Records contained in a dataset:
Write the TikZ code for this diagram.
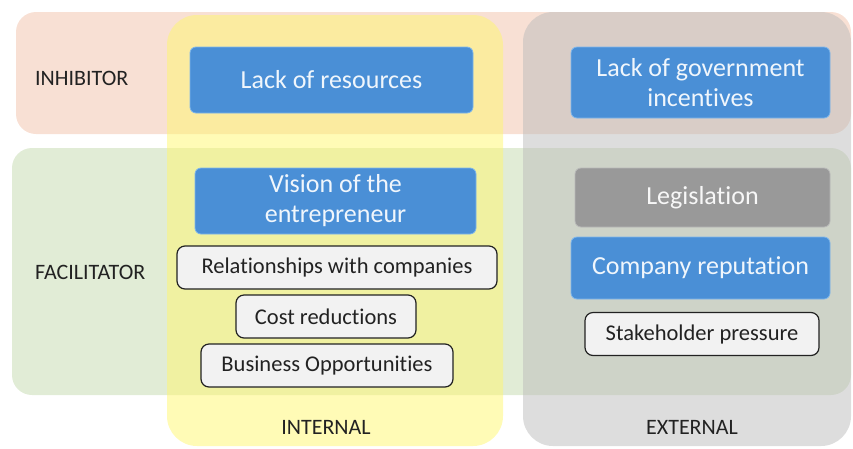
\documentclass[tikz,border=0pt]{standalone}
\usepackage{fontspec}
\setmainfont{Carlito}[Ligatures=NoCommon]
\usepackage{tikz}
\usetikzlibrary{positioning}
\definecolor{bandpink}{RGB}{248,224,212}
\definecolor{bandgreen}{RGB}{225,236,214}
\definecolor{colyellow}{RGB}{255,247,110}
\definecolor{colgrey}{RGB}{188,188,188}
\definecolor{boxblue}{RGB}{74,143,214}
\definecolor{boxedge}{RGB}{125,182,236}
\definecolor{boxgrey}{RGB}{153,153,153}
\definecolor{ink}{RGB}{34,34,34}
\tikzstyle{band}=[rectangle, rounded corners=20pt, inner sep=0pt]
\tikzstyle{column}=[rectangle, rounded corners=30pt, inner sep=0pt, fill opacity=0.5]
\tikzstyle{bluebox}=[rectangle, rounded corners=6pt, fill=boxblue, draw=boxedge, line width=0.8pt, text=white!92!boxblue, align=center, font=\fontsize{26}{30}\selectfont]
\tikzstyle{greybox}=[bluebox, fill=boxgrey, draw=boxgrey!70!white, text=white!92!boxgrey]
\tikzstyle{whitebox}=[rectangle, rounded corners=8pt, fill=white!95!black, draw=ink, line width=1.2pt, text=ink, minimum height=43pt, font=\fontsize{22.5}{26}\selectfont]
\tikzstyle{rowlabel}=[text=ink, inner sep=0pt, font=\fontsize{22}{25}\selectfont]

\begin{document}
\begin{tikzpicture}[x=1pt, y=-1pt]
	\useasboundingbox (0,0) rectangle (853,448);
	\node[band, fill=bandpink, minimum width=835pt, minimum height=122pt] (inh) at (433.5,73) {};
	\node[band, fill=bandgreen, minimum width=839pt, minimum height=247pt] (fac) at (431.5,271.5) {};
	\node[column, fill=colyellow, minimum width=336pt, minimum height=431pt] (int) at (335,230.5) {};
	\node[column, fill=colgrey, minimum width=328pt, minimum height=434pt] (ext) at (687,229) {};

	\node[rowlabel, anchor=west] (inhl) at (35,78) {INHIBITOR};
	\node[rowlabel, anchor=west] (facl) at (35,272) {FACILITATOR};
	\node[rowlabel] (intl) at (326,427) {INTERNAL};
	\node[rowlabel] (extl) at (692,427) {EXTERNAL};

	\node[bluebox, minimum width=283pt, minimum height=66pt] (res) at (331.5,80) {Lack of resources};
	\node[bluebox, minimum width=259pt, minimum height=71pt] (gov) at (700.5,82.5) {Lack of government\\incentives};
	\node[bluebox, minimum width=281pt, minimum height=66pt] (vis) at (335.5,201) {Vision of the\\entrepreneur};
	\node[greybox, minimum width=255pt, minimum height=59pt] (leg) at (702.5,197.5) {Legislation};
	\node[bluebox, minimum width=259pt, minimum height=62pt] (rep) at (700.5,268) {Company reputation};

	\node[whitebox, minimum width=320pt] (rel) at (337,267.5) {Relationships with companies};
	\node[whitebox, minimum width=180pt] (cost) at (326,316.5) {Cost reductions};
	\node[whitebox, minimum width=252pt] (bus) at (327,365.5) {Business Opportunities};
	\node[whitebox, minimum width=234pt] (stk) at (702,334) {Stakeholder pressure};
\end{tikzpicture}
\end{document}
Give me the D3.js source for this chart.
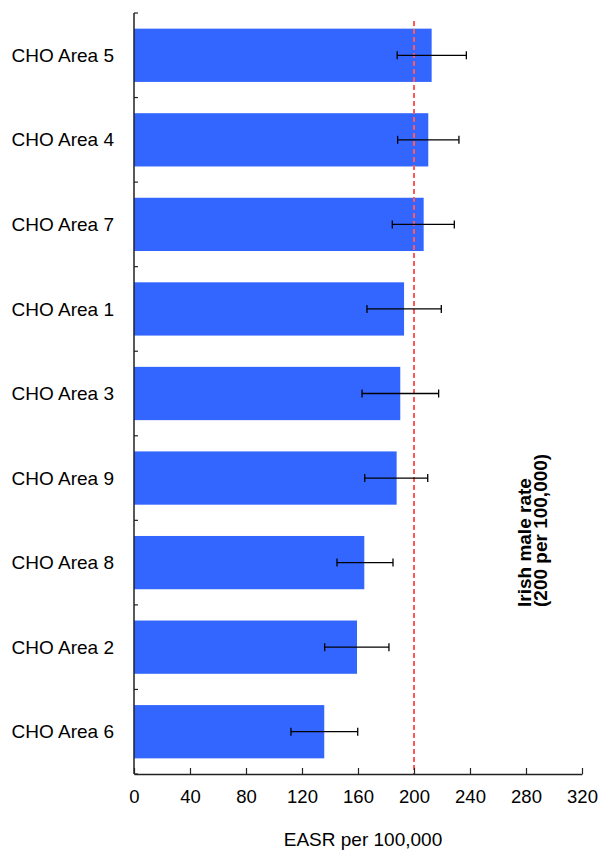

◆ **AIM OF THE TASK**: Each line above is to be copied verbatim. Drop any image from the copy.

◆ **TASK RESULT**:
Write the TikZ code for this diagram.
\documentclass[tikz,border=0pt]{standalone}
\usepackage{fontspec}
\setmainfont{Carlito}[Ligatures=NoCommon]
\usepackage{tikz}
\usetikzlibrary{positioning}
\definecolor{bandpink}{RGB}{248,224,212}
\definecolor{bandgreen}{RGB}{225,236,214}
\definecolor{colyellow}{RGB}{255,247,110}
\definecolor{colgrey}{RGB}{188,188,188}
\definecolor{boxblue}{RGB}{74,143,214}
\definecolor{boxedge}{RGB}{125,182,236}
\definecolor{boxgrey}{RGB}{153,153,153}
\definecolor{ink}{RGB}{34,34,34}
\tikzstyle{band}=[rectangle, rounded corners=20pt, inner sep=0pt]
\tikzstyle{column}=[rectangle, rounded corners=30pt, inner sep=0pt, fill opacity=0.5]
\tikzstyle{bluebox}=[rectangle, rounded corners=6pt, fill=boxblue, draw=boxedge, line width=0.8pt, text=white!92!boxblue, align=center, font=\fontsize{26}{30}\selectfont]
\tikzstyle{greybox}=[bluebox, fill=boxgrey, draw=boxgrey!70!white, text=white!92!boxgrey]
\tikzstyle{whitebox}=[rectangle, rounded corners=8pt, fill=white!95!black, draw=ink, line width=1.2pt, text=ink, minimum height=43pt, font=\fontsize{22.5}{26}\selectfont]
\tikzstyle{rowlabel}=[text=ink, inner sep=0pt, font=\fontsize{22}{25}\selectfont]

\begin{document}
\begin{tikzpicture}[x=1pt, y=-1pt]
	\useasboundingbox (0,0) rectangle (853,448);
	\node[band, fill=bandpink, minimum width=835pt, minimum height=122pt] (inh) at (433.5,73) {};
	\node[band, fill=bandgreen, minimum width=839pt, minimum height=247pt] (fac) at (431.5,271.5) {};
	\node[column, fill=colyellow, minimum width=336pt, minimum height=431pt] (int) at (335,230.5) {};
	\node[column, fill=colgrey, minimum width=328pt, minimum height=434pt] (ext) at (687,229) {};

	\node[rowlabel, anchor=west] (inhl) at (35,78) {INHIBITOR};
	\node[rowlabel, anchor=west] (facl) at (35,272) {FACILITATOR};
	\node[rowlabel] (intl) at (326,427) {INTERNAL};
	\node[rowlabel] (extl) at (692,427) {EXTERNAL};

	\node[bluebox, minimum width=283pt, minimum height=66pt] (res) at (331.5,80) {Lack of resources};
	\node[bluebox, minimum width=259pt, minimum height=71pt] (gov) at (700.5,82.5) {Lack of government\\incentives};
	\node[bluebox, minimum width=281pt, minimum height=66pt] (vis) at (335.5,201) {Vision of the\\entrepreneur};
	\node[greybox, minimum width=255pt, minimum height=59pt] (leg) at (702.5,197.5) {Legislation};
	\node[bluebox, minimum width=259pt, minimum height=62pt] (rep) at (700.5,268) {Company reputation};

	\node[whitebox, minimum width=320pt] (rel) at (337,267.5) {Relationships with companies};
	\node[whitebox, minimum width=180pt] (cost) at (326,316.5) {Cost reductions};
	\node[whitebox, minimum width=252pt] (bus) at (327,365.5) {Business Opportunities};
	\node[whitebox, minimum width=234pt] (stk) at (702,334) {Stakeholder pressure};
\end{tikzpicture}
\end{document}
Give me the D3.js source for this chart.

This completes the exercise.